╭─ INPUT DATA

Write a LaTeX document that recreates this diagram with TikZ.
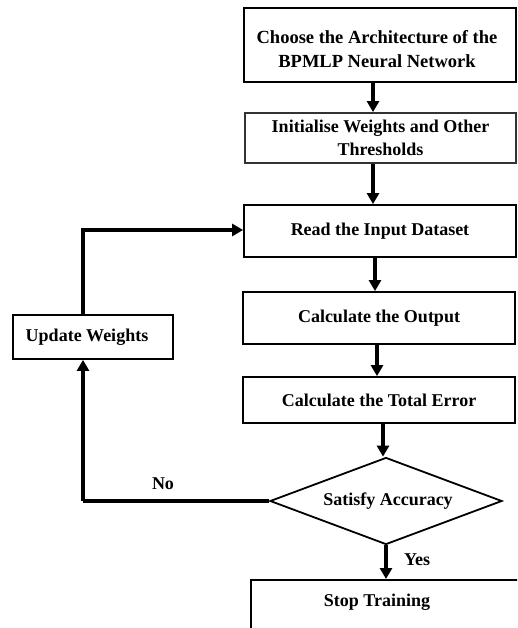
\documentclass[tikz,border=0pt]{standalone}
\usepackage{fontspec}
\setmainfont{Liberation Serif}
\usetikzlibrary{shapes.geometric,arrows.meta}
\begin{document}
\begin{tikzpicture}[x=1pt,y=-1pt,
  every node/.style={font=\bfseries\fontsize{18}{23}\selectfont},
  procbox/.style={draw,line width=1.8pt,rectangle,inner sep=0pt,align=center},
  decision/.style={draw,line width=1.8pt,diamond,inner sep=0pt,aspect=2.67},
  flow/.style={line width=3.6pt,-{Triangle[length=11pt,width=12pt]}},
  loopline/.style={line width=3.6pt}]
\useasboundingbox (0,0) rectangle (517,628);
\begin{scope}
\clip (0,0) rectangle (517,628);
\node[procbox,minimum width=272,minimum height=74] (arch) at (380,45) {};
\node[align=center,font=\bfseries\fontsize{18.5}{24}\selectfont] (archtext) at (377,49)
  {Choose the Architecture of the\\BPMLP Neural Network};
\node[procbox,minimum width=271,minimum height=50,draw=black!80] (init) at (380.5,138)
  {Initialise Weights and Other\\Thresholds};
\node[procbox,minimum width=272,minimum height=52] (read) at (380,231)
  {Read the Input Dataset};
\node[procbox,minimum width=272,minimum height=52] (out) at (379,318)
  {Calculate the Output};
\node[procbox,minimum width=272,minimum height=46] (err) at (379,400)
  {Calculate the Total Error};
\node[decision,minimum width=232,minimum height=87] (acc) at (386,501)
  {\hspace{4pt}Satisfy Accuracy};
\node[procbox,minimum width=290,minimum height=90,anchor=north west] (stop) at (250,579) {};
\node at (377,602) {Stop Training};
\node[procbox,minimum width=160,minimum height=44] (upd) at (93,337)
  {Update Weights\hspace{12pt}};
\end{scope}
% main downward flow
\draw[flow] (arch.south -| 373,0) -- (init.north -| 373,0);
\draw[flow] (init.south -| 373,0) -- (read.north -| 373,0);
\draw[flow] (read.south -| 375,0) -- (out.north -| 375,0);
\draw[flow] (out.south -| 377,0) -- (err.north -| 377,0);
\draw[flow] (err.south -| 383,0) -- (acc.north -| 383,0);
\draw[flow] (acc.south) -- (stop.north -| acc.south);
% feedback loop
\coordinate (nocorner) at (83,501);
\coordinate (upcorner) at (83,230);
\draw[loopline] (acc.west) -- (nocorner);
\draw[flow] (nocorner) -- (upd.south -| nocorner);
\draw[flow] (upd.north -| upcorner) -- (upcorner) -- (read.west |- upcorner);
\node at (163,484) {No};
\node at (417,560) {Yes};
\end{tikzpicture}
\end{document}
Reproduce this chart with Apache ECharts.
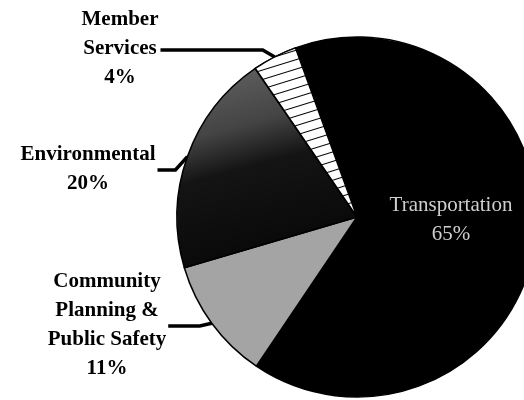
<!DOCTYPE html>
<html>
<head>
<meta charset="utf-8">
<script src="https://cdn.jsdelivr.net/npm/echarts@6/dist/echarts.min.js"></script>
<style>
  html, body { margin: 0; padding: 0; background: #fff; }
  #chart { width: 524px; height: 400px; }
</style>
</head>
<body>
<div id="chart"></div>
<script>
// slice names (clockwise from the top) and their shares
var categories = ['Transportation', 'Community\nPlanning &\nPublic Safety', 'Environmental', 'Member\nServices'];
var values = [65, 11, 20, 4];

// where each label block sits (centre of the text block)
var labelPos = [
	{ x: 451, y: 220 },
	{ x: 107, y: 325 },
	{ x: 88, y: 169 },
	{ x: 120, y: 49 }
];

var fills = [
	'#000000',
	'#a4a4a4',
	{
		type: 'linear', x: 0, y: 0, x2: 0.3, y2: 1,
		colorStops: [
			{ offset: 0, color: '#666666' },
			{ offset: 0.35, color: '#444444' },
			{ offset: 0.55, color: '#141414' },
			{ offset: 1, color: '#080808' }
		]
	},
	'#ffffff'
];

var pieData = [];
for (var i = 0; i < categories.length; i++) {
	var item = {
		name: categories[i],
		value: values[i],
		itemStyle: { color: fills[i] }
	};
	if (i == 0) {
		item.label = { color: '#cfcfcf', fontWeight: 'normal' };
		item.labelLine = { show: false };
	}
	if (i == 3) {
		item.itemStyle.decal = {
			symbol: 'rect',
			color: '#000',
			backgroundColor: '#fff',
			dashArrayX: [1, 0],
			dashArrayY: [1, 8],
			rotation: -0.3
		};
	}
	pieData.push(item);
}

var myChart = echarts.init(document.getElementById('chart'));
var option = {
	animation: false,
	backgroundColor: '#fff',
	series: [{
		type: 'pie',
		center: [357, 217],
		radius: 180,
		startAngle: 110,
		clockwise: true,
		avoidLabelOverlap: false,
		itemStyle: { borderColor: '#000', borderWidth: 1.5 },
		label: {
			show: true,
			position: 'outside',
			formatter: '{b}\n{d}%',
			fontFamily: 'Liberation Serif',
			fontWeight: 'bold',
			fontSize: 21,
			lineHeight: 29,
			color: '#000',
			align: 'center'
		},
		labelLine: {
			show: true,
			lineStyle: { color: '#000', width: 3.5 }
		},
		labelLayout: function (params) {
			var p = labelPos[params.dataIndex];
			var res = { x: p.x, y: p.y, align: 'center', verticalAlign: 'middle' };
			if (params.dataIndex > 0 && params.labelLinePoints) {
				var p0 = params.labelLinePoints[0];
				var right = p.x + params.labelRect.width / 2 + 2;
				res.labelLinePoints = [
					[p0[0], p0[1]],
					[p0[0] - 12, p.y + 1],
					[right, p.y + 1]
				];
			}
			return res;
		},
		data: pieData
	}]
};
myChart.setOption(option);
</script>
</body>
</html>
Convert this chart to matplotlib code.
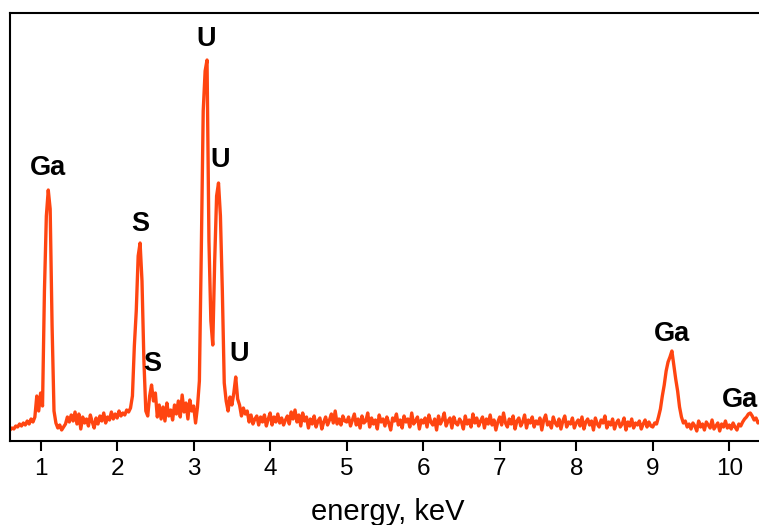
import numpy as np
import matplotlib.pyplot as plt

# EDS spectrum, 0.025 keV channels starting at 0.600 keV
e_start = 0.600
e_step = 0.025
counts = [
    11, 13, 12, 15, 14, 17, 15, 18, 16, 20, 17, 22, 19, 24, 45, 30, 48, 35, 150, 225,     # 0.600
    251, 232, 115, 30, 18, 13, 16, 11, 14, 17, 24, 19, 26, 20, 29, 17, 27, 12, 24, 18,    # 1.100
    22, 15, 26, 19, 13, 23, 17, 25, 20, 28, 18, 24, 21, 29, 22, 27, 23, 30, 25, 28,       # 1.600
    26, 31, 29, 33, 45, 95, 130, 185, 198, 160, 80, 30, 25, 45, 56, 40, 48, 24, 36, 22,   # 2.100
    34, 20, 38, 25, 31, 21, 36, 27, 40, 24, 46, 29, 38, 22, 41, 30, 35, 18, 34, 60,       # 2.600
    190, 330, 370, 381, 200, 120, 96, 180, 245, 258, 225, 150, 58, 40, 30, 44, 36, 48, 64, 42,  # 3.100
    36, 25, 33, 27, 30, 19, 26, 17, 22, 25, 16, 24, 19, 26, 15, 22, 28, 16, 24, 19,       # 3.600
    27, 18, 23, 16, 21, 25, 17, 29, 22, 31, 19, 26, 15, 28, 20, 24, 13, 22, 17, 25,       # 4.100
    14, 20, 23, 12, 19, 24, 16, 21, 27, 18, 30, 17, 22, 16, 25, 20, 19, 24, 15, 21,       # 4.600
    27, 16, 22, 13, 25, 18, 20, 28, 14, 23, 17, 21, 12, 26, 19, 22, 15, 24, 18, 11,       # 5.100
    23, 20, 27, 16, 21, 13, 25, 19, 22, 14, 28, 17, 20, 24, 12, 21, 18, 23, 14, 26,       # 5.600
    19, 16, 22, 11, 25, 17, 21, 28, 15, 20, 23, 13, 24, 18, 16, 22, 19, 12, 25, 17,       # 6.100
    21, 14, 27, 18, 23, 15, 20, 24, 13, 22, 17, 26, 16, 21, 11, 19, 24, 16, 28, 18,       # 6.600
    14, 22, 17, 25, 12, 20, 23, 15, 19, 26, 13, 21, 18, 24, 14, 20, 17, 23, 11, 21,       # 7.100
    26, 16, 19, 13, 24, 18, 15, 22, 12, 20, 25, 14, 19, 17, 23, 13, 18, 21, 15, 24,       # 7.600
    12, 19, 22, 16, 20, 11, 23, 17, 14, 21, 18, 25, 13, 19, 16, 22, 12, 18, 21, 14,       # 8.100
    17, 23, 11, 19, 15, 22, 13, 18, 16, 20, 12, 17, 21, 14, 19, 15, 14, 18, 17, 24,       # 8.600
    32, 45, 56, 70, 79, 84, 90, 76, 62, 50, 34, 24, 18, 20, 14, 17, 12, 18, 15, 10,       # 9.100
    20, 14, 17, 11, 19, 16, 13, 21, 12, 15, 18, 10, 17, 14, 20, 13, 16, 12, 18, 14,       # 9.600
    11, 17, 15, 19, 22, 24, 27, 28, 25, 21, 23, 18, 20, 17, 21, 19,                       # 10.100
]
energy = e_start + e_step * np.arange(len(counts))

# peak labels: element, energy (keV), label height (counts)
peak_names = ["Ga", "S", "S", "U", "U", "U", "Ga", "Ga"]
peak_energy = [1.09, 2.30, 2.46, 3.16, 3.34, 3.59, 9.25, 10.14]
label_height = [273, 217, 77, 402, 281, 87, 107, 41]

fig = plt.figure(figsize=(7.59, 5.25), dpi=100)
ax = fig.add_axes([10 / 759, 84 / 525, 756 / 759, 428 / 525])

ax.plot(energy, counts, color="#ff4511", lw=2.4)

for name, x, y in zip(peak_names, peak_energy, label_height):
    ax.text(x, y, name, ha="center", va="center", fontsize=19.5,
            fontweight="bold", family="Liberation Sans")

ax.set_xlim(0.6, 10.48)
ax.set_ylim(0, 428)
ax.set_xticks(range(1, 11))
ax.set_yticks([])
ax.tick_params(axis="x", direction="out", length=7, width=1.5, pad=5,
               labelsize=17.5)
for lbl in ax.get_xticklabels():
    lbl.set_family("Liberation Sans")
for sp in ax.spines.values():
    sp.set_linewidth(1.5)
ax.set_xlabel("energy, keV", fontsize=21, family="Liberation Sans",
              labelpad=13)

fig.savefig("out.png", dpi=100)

╰─

Where a line above contains the string "this", copy that line.

RESPONSE.
Write a LaTeX document that recreates this diagram with TikZ.
Reproduce this chart with Apache ECharts.
Convert this chart to matplotlib code.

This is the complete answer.